Sunday, February 15, 2009

Marie Therese Burke

I am six years old at my birthday party. My theme is The Lion King, all my napkins and plates either have Simba, Nalla, Timon, Pumbaa, or Musfasa spread across the front. My guests are first grade classmates from my school, Edison Elementary, but there three special additional guests who do not go to school there. My best friend Margo is the first, she attends kindergarten at Hawthorn Elementary and Kelly, my cousin, is also in first grade, but goes to school with Margo at Hawthorn. She and I grew up together, I was really sad when she moved from across the street a couple of months ago. The third guest is a weathered and winkled; she has sweetness in her eye and her denture filed smile is pure and genuine. I’m sitting up on her lap, proud that she is my grandma. She smells flowery as I rest my head against her chest and hug her. She has given me a wiffle ball bat and ball for my birthday. I act as if it is the best present I have opened, even though I hate baseball.
I am eight years old Kelly and I stay back from everyone else in your family. I read a poem from pink and green journal. I had gotten it from a trip I took to Libertyville not too long ago; I did not think I would be back so soon, especially not for this. Soon we repeated the poem as a song, we sing to the grave stone. It has intricate carvings of coco-pellies, moons, suns, and designs on it. My uncle, John, took this job as the most important he has ever had. He created this own mother’s head stone. Kelly and I do not cry because we know she is happy wherever she is and we know she would want us to enjoy life, celebrate her life instead of wallowing in her death.

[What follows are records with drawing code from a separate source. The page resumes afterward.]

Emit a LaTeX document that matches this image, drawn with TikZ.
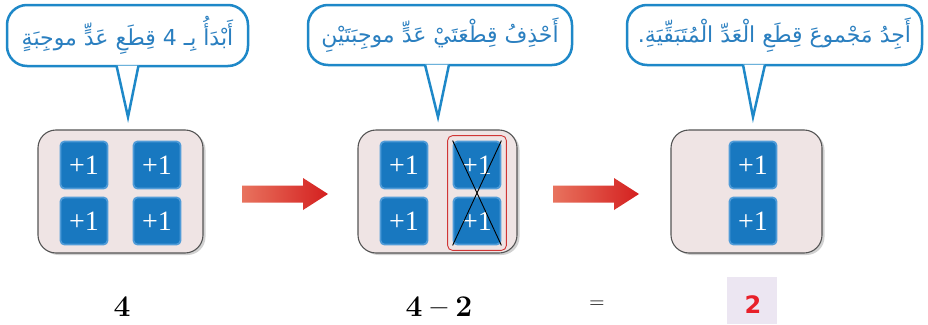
\documentclass[tikz,border=0pt]{standalone}
\usepackage{fontspec}
\usetikzlibrary{fit}
\TeXXeTstate=1
\newfontfamily\arabicfont[Script=Arabic]{DejaVu Sans}
\newfontfamily\tilefont{Liberation Serif}
\newfontfamily\boldsans{DejaVu Sans}
\definecolor{bubbleblue}{HTML}{1E88C8}
\definecolor{textblue}{HTML}{2A7FC0}
\definecolor{boxfill}{HTML}{EFE4E4}
\definecolor{boxline}{HTML}{555555}
\definecolor{tilefill}{HTML}{1878C0}
\definecolor{tileedge}{HTML}{4F9BD8}
\definecolor{crossred}{HTML}{D03535}
\definecolor{arrowlight}{HTML}{E8735E}
\definecolor{arrowdark}{HTML}{D41F1F}
\definecolor{answerbg}{HTML}{ECE6F2}
\definecolor{answerred}{HTML}{E8202A}
\tikzset{
  bubble/.style={draw=bubbleblue, line width=2.5pt, fill=white, rectangle, rounded corners=20pt,
    text=textblue, font=\arabicfont\fontsize{22}{26}\selectfont, inner sep=0pt},
  tail/.style={draw=bubbleblue, line width=2.5pt, fill=white, line join=miter},
  panel/.style={draw=boxline, line width=1.1pt, fill=boxfill, rectangle, rounded corners=18pt,
    minimum height=123pt, inner sep=0pt},
  panelshadow/.style={fill=black, opacity=0.18, rectangle, rounded corners=18pt},
  tile/.style={draw=tileedge, line width=1.8pt, fill=tilefill, rectangle, rounded corners=4pt,
    minimum size=47pt, inner sep=0pt, text=white, font=\tilefont\fontsize{28}{30}\selectfont},
  redbox/.style={draw=crossred, line width=0.9pt, rounded corners=5pt},
  crossline/.style={draw=black, line width=0.9pt},
  eqtext/.style={font=\bfseries\fontsize{30}{34}\selectfont, text=black, inner sep=0pt},
  bigarrow/.style={left color=arrowlight, right color=arrowdark},
}
\begin{document}
\begin{tikzpicture}[x=1pt,y=-1pt]
\useasboundingbox (0,0) rectangle (928,324);
\fill[white] (0,0) rectangle (928,324);

% bubbles
\node[bubble, minimum width=241pt, minimum height=61pt] (b1) at (127.5,35.5)
  {\beginR أَبْدَأُ بِـ 4 قِطَعِ عَدٍّ موجِبَةٍ\endR};
\node[bubble, minimum width=264pt, minimum height=60pt] (b2) at (440,35)
  {\beginR أَحْذِفُ قِطْعَتَيْ عَدٍّ موجِبَتَيْنِ\endR};
\node[bubble, minimum width=295pt, minimum height=60pt] (b3) at (774.5,35)
  {\beginR أَجِدُ مَجْموعَ قِطَعِ الْعَدِّ الْمُتَبَقِّيَةِ.\endR};
\coordinate (t1) at (128,117);
\coordinate (t2) at (438,117);
\coordinate (t3) at (753,117);
\path[tail] ([xshift=-11pt,yshift=1.6pt]b1.south) -- (t1) -- ([xshift=11pt,yshift=1.6pt]b1.south);
\path[tail] ([xshift=-13pt,yshift=1.6pt]b2.south -| t2) -- (t2) -- ([xshift=11pt,yshift=1.6pt]b2.south -| t2);
\path[tail] ([xshift=-10pt,yshift=1.6pt]b3.south -| t3) -- (t3) -- ([xshift=12pt,yshift=1.6pt]b3.south -| t3);

% panels with shadows
\node[panelshadow, minimum width=165pt, minimum height=123pt] at (123,193.5) {};
\node[panel, minimum width=165pt] (p1) at (120.5,191.5) {};
\node[panelshadow, minimum width=159pt, minimum height=123pt] at (440,193.5) {};
\node[panel, minimum width=159pt] (p2) at (437.5,191.5) {};
\node[panelshadow, minimum width=151pt, minimum height=123pt] at (749,193.5) {};
\node[panel, minimum width=151pt] (p3) at (746.5,191.5) {};

% tiles
\node[tile] (a1) at (84,165) {+1};
\node[tile] (a2) at (157,165) {+1};
\node[tile] (a3) at (84,221) {+1};
\node[tile] (a4) at (157,221) {+1};
\node[tile] (c1) at (404,165) {+1};
\node[tile] (c2) at (477,165) {+1};
\node[tile] (c3) at (404,221) {+1};
\node[tile] (c4) at (477,221) {+1};
\node[tile] (d1) at (753,165) {+1};
\node[tile] (d2) at (753,221) {+1};

% crossed out pair
\node[redbox, fit=(c2)(c4), inner sep=5pt] (rb) {};
\draw[crossline] (c2.north west) -- (c4.south east);
\draw[crossline] (c2.north east) -- (c4.south west);

% arrows
\shade[bigarrow] (242,185.5) -- (303,185.5) -- (303,178) -- (328,194) -- (303,210) -- (303,202.5) -- (242,202.5) -- cycle;
\shade[bigarrow] (553,185.5) -- (614,185.5) -- (614,178) -- (639,194) -- (614,210) -- (614,202.5) -- (553,202.5) -- cycle;

% equation
\node[eqtext] (e1) at (122,307) {4};
\node[eqtext] (e2) at (439,307) {4\hspace{8pt}--\hspace{8pt}2};
\node[eqtext, font=\fontsize{21}{24}\selectfont] (e3) at (597,305) {=};
\fill[answerbg] (727,277) rectangle (777,324);
\node[text=answerred, font=\boldsans\bfseries\fontsize{24}{28}\selectfont, inner sep=0pt] (e4) at (753,305) {2};
\end{tikzpicture}
\end{document}
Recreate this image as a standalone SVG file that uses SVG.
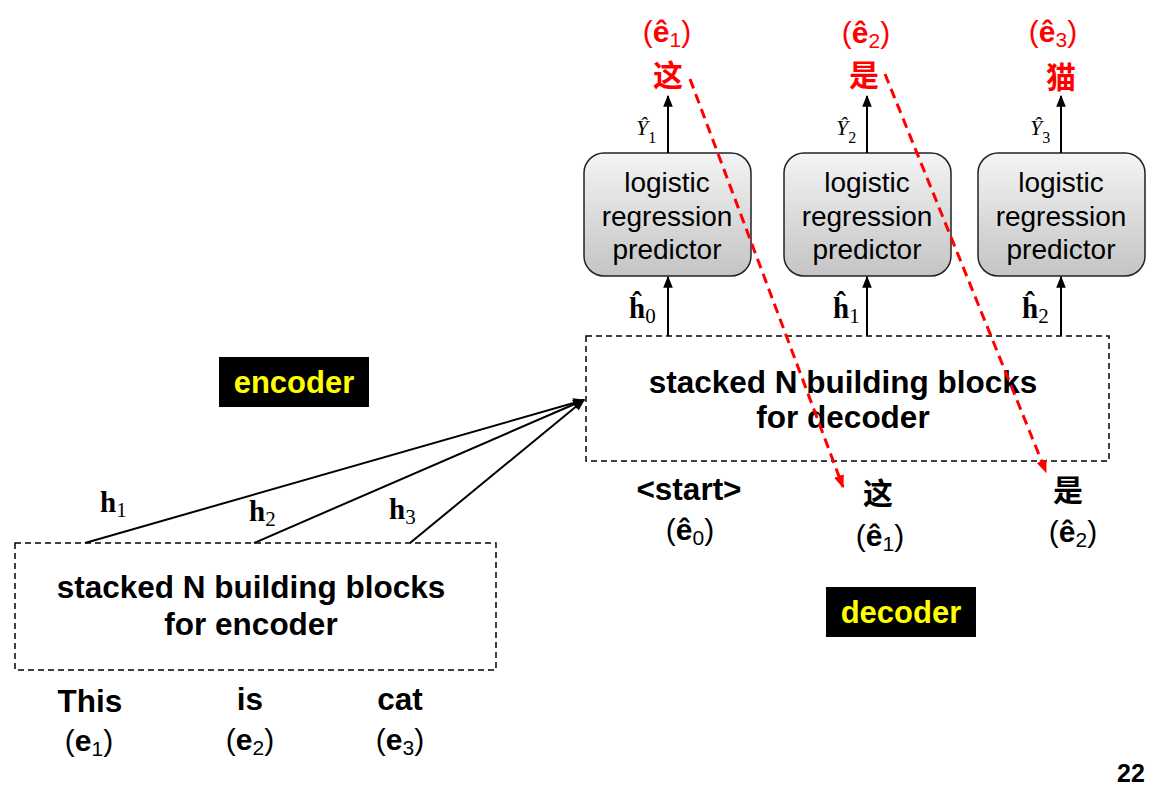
<svg xmlns="http://www.w3.org/2000/svg" width="1162" height="792" viewBox="0 0 1162 792">
<defs>
<linearGradient id="pg" x1="0" y1="0" x2="0" y2="1">
<stop offset="0" stop-color="#f4f4f4"/>
<stop offset="1" stop-color="#c4c4c4"/>
</linearGradient>
<marker id="ab" viewBox="0 0 10 10" refX="9" refY="5" markerWidth="12" markerHeight="12" markerUnits="userSpaceOnUse" orient="auto"><path d="M0,1 L10,5 L0,9 Z" fill="#000"/></marker>
<marker id="ar" viewBox="0 0 10 10" refX="9" refY="5" markerWidth="13" markerHeight="13" markerUnits="userSpaceOnUse" orient="auto"><path d="M0,1 L10,5 L0,9 Z" fill="#f00"/></marker>
</defs>
<style>
.sans{font-family:"Liberation Sans",Arial,"Noto Sans CJK SC",sans-serif}
.b{font-weight:bold}
.dash{fill:none;stroke:#000;stroke-width:1.5;stroke-dasharray:6,4}
.big{font-size:31.5px}
.par{font-size:30px}
.pred{font-size:28px;fill:#000}
.lbl{font-size:31px;fill:#ffff00;font-weight:bold}
.ser{font-family:"Liberation Serif","Times New Roman",serif}
.blk{stroke:#000;stroke-width:2;fill:none}
.red{stroke:#f00;stroke-width:3;fill:none;stroke-dasharray:10,6}
.rt{fill:#f00}
.cj{font-size:30px;font-weight:bold}
</style>
<rect width="1162" height="792" fill="#fff"/>

<g id="encoder-label">
<rect x="219" y="357" width="150" height="50" fill="#000"/>
<text x="294" y="393" text-anchor="middle" class="sans lbl">encoder</text>
</g>
<g id="decoder-label">
<rect x="826" y="587" width="150" height="50" fill="#000"/>
<text x="901" y="623" text-anchor="middle" class="sans lbl">decoder</text>
</g>

<g id="encoder-block">
<rect x="15" y="543" width="481" height="127" class="dash"/>
<text x="251" y="598" text-anchor="middle" class="sans b big">stacked N building blocks</text>
<text x="251" y="635" text-anchor="middle" class="sans b big">for encoder</text>
</g>

<g id="enc-inputs" class="sans">
<text x="90" y="712" text-anchor="middle" class="b big">This</text>
<text x="89" y="751" text-anchor="middle" class="par">(<tspan class="b">e</tspan><tspan font-size="21" dy="5">1</tspan><tspan dy="-5">)</tspan></text>
<text x="250" y="710" text-anchor="middle" class="b big">is</text>
<text x="250" y="750" text-anchor="middle" class="par">(<tspan class="b">e</tspan><tspan font-size="21" dy="5">2</tspan><tspan dy="-5">)</tspan></text>
<text x="400" y="710" text-anchor="middle" class="b big">cat</text>
<text x="400" y="750" text-anchor="middle" class="par">(<tspan class="b">e</tspan><tspan font-size="21" dy="5">3</tspan><tspan dy="-5">)</tspan></text>
</g>

<g id="decoder-block">
<rect x="586" y="336" width="523" height="125" class="dash"/>
<text x="843" y="393" text-anchor="middle" class="sans b big">stacked N building blocks</text>
<text x="843" y="428" text-anchor="middle" class="sans b big">for decoder</text>
</g>

<g id="predictor-1">
<rect x="584" y="153" width="167" height="123" rx="20" fill="url(#pg)" stroke="#222" stroke-width="1.5"/>
<text x="667" y="192" text-anchor="middle" class="sans pred">logistic</text>
<text x="667" y="226" text-anchor="middle" class="sans pred">regression</text>
<text x="667" y="259" text-anchor="middle" class="sans pred">predictor</text>
</g>
<g id="predictor-2">
<rect x="784" y="153" width="167" height="123" rx="20" fill="url(#pg)" stroke="#222" stroke-width="1.5"/>
<text x="867" y="192" text-anchor="middle" class="sans pred">logistic</text>
<text x="867" y="226" text-anchor="middle" class="sans pred">regression</text>
<text x="867" y="259" text-anchor="middle" class="sans pred">predictor</text>
</g>
<g id="predictor-3">
<rect x="978" y="153" width="167" height="123" rx="20" fill="url(#pg)" stroke="#222" stroke-width="1.5"/>
<text x="1061" y="192" text-anchor="middle" class="sans pred">logistic</text>
<text x="1061" y="226" text-anchor="middle" class="sans pred">regression</text>
<text x="1061" y="259" text-anchor="middle" class="sans pred">predictor</text>
</g>

<g id="dec-inputs" class="sans">
<text x="689" y="500" text-anchor="middle" class="b big">&lt;start&gt;</text>
<text x="690" y="540" text-anchor="middle" class="par">(<tspan class="b">ê</tspan><tspan font-size="21" dy="5">0</tspan><tspan dy="-5">)</tspan></text>
<text x="878" y="504" text-anchor="middle" class="cj">这</text>
<text x="880" y="546" text-anchor="middle" class="par">(<tspan class="b">ê</tspan><tspan font-size="21" dy="5">1</tspan><tspan dy="-5">)</tspan></text>
<text x="1068" y="501" text-anchor="middle" class="cj">是</text>
<text x="1073" y="542" text-anchor="middle" class="par">(<tspan class="b">ê</tspan><tspan font-size="21" dy="5">2</tspan><tspan dy="-5">)</tspan></text>
</g>

<g id="outputs" class="sans rt">
<text x="667" y="42" text-anchor="middle" class="par">(<tspan class="b">ê</tspan><tspan font-size="21" dy="5">1</tspan><tspan dy="-5">)</tspan></text>
<text x="668" y="86" text-anchor="middle" class="cj">这</text>
<text x="866" y="43" text-anchor="middle" class="par">(<tspan class="b">ê</tspan><tspan font-size="21" dy="5">2</tspan><tspan dy="-5">)</tspan></text>
<text x="864" y="86" text-anchor="middle" class="cj">是</text>
<text x="1053" y="42" text-anchor="middle" class="par">(<tspan class="b">ê</tspan><tspan font-size="21" dy="5">3</tspan><tspan dy="-5">)</tspan></text>
<text x="1061" y="88" text-anchor="middle" class="cj">猫</text>
</g>

<g id="connectors">
<line x1="85" y1="543" x2="584" y2="400" class="blk" marker-end="url(#ab)"/>
<line x1="254" y1="543" x2="584" y2="400" class="blk" marker-end="url(#ab)"/>
<line x1="410" y1="543" x2="584" y2="400" class="blk" marker-end="url(#ab)"/>
<line x1="668" y1="336" x2="668" y2="277" class="blk" marker-end="url(#ab)"/>
<line x1="867" y1="336" x2="867" y2="277" class="blk" marker-end="url(#ab)"/>
<line x1="1061" y1="336" x2="1061" y2="277" class="blk" marker-end="url(#ab)"/>
<line x1="668" y1="153" x2="668" y2="96" class="blk" marker-end="url(#ab)"/>
<line x1="867" y1="153" x2="867" y2="96" class="blk" marker-end="url(#ab)"/>
<line x1="1061" y1="153" x2="1061" y2="96" class="blk" marker-end="url(#ab)"/>
<line x1="690" y1="79" x2="843" y2="487" class="red" marker-end="url(#ar)"/>
<line x1="885" y1="74" x2="1046" y2="472" class="red" marker-end="url(#ar)"/>
</g>

<g id="connector-labels" class="ser">
<text x="100" y="512" font-size="29" font-weight="bold">h<tspan font-size="21" font-weight="normal" dy="5">1</tspan></text>
<text x="249" y="521" font-size="29" font-weight="bold">h<tspan font-size="21" font-weight="normal" dy="5">2</tspan></text>
<text x="389" y="519" font-size="29" font-weight="bold">h<tspan font-size="21" font-weight="normal" dy="5">3</tspan></text>
<text x="629" y="318" font-size="29" font-weight="bold">ĥ<tspan font-size="21" font-weight="normal" dy="5">0</tspan></text>
<text x="833" y="318" font-size="29" font-weight="bold">ĥ<tspan font-size="21" font-weight="normal" dy="5">1</tspan></text>
<text x="1022" y="318" font-size="29" font-weight="bold">ĥ<tspan font-size="21" font-weight="normal" dy="5">2</tspan></text>
<text x="636" y="135" font-size="22" font-style="italic">Ŷ<tspan font-size="16" font-style="normal" dy="8">1</tspan></text>
<text x="836" y="135" font-size="22" font-style="italic">Ŷ<tspan font-size="16" font-style="normal" dy="8">2</tspan></text>
<text x="1030" y="135" font-size="22" font-style="italic">Ŷ<tspan font-size="16" font-style="normal" dy="8">3</tspan></text>
</g>

<text x="1131" y="782" text-anchor="middle" class="sans b" font-size="25">22</text>
</svg>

I am nineteen years old sitting in a brightly lit with gold Catholic Church, it is at a missionary in Los Angeles. The pews we sit in are old and weathered, but outside it is warm for a December day. A tall thin women follows girls in gold, she is in a long flowing white dress. Her name is Maureen, my cousin. She is the first of the cousins to get married. The entire family is there to watch this monumental event take place; it is the first time the entire family has been “all” together. We all think about what really brought us here, and we know our grandma, mom, mother-in-law was the one. She brought us together with her love and with what she distilled in all of us. It has been eleven years, longer than I knew her, but on this day that all of us together I miss her. I know she is proud and smiling down on us.